Look through the lines of the material and count those containing "chart". Give that count alone.

» Records shown:
• • • • •

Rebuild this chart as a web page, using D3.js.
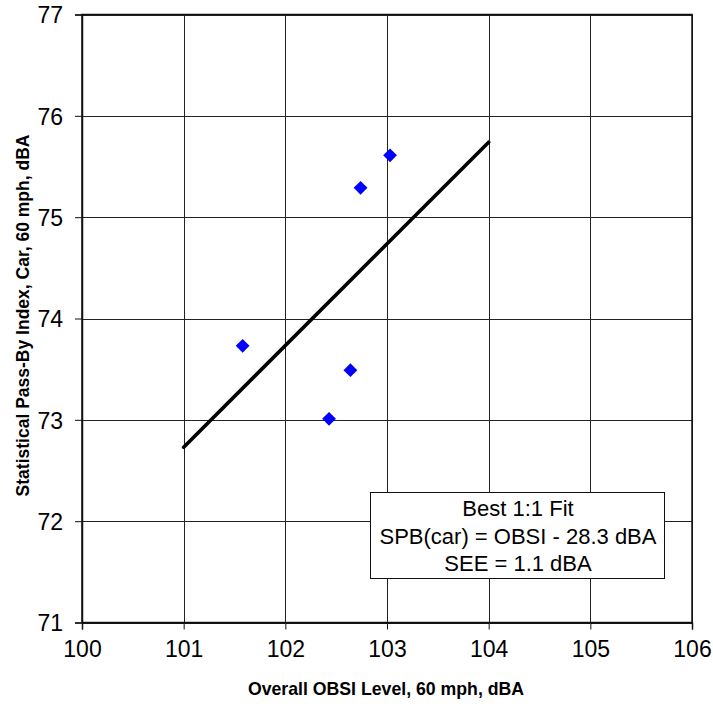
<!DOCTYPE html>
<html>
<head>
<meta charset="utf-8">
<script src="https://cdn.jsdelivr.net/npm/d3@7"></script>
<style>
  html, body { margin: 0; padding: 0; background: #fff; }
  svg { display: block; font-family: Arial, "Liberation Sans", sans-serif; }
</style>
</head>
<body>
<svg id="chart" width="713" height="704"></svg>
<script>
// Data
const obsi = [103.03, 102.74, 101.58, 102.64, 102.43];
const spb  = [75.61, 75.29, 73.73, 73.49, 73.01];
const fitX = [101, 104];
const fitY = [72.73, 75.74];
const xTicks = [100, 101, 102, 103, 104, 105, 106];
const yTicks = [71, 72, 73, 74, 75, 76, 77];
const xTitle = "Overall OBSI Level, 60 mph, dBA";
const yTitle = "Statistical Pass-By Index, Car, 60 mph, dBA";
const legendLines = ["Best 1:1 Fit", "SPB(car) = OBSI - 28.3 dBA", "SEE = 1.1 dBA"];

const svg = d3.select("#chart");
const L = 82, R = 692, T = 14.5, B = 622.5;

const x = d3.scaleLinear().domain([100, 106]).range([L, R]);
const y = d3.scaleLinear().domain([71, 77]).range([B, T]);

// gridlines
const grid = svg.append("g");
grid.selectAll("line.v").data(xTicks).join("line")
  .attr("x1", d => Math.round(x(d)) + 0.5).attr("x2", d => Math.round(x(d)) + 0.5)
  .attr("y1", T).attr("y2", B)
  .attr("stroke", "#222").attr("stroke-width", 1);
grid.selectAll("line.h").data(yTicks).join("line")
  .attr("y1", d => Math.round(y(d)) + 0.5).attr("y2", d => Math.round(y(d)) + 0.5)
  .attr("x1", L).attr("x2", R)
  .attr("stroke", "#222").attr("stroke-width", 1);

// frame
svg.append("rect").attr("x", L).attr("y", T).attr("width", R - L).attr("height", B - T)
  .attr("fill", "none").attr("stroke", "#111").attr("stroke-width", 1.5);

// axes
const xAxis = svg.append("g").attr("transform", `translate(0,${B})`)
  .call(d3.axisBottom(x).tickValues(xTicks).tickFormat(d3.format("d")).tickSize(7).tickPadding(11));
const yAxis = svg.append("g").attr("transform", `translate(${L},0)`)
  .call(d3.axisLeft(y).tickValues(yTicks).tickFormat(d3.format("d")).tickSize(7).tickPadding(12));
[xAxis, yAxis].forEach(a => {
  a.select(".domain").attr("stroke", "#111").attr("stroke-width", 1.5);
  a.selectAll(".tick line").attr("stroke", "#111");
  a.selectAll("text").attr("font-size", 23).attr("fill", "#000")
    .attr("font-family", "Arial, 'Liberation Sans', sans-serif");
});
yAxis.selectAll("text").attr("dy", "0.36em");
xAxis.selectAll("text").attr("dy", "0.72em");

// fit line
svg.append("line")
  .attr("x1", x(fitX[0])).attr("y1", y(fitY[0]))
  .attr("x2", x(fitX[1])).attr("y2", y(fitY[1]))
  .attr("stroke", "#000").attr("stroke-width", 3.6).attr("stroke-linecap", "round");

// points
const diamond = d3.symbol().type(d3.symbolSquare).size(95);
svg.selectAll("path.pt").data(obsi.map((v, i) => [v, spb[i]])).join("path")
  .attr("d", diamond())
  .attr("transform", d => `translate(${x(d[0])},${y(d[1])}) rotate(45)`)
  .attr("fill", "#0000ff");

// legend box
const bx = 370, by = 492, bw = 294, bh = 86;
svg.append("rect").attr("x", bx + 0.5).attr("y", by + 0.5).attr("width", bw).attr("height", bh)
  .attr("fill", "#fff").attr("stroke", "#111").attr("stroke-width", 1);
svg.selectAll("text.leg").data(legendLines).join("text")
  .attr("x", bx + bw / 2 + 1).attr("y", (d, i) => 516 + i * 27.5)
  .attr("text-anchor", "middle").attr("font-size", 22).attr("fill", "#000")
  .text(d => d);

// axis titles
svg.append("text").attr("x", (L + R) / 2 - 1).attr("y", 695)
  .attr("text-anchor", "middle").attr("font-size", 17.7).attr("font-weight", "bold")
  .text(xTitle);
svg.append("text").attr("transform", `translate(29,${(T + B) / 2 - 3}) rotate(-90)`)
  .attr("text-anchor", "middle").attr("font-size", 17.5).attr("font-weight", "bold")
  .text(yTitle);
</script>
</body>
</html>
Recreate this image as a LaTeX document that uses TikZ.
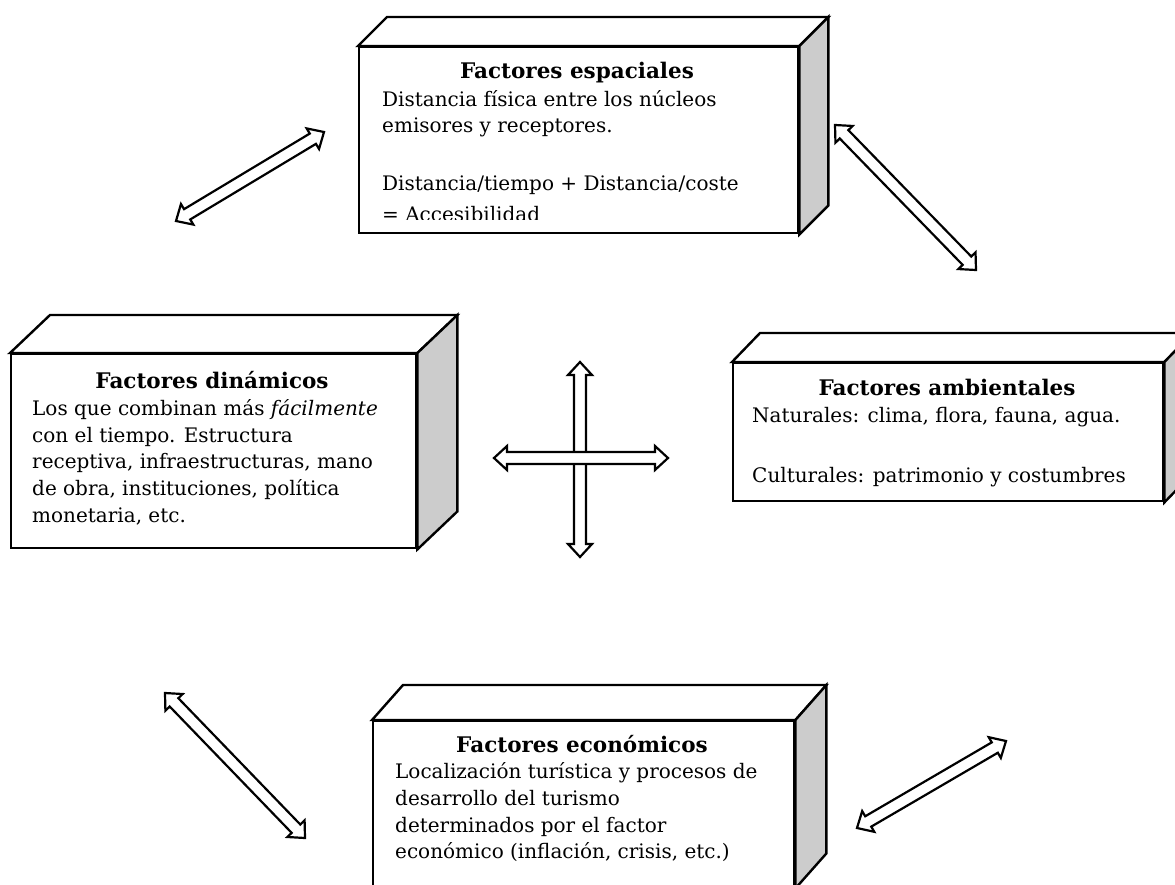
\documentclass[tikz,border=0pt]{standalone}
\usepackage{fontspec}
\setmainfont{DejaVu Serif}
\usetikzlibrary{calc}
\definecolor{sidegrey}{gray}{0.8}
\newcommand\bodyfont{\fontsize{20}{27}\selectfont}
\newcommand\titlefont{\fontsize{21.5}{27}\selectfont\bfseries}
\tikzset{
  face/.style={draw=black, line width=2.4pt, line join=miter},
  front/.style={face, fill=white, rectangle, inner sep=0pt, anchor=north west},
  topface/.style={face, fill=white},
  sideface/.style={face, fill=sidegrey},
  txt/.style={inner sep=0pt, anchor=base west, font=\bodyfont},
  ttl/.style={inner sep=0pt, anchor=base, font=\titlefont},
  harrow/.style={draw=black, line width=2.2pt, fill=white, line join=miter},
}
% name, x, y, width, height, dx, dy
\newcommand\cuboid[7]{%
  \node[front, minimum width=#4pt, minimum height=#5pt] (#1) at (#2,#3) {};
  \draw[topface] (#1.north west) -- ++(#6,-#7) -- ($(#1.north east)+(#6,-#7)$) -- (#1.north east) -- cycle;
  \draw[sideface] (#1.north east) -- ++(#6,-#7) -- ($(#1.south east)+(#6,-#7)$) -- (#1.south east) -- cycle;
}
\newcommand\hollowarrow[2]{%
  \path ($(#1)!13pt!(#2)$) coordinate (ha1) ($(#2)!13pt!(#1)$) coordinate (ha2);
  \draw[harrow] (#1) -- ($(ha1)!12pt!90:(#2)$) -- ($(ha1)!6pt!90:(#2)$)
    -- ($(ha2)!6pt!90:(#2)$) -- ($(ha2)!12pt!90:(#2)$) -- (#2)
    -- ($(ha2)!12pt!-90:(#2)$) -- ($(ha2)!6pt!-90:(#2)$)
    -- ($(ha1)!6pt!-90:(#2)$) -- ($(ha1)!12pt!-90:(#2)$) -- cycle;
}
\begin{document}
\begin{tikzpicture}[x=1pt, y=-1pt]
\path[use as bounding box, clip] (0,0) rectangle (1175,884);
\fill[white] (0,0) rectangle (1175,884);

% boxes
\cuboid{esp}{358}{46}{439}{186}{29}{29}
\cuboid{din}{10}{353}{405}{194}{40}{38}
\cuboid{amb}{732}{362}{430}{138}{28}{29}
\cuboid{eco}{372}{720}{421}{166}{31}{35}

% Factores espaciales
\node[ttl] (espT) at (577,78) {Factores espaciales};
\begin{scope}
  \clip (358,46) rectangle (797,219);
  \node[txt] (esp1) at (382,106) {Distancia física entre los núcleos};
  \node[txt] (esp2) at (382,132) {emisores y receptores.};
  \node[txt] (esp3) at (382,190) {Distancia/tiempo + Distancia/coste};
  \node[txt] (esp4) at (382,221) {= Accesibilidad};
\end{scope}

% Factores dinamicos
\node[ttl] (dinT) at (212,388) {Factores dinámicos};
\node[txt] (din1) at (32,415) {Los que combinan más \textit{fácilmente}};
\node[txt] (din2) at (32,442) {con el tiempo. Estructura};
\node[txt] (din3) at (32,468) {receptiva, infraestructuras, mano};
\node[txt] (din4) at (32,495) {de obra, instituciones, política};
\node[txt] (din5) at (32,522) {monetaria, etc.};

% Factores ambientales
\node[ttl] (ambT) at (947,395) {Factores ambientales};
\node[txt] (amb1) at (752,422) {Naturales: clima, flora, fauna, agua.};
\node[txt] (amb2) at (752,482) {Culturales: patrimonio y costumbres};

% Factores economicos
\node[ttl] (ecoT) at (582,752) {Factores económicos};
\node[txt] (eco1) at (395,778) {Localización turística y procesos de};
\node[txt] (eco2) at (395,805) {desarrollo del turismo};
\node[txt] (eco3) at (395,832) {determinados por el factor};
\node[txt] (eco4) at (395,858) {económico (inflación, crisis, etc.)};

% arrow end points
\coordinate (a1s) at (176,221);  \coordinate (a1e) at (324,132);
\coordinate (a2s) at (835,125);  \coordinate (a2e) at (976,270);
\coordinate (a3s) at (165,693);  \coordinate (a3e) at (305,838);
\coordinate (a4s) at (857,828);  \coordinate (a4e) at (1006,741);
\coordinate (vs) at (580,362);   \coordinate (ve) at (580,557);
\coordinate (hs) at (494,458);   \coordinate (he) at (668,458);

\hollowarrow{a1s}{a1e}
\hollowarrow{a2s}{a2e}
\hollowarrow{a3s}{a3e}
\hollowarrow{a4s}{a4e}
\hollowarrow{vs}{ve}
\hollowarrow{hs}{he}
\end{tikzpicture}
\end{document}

• • • • •

» Task solution:
3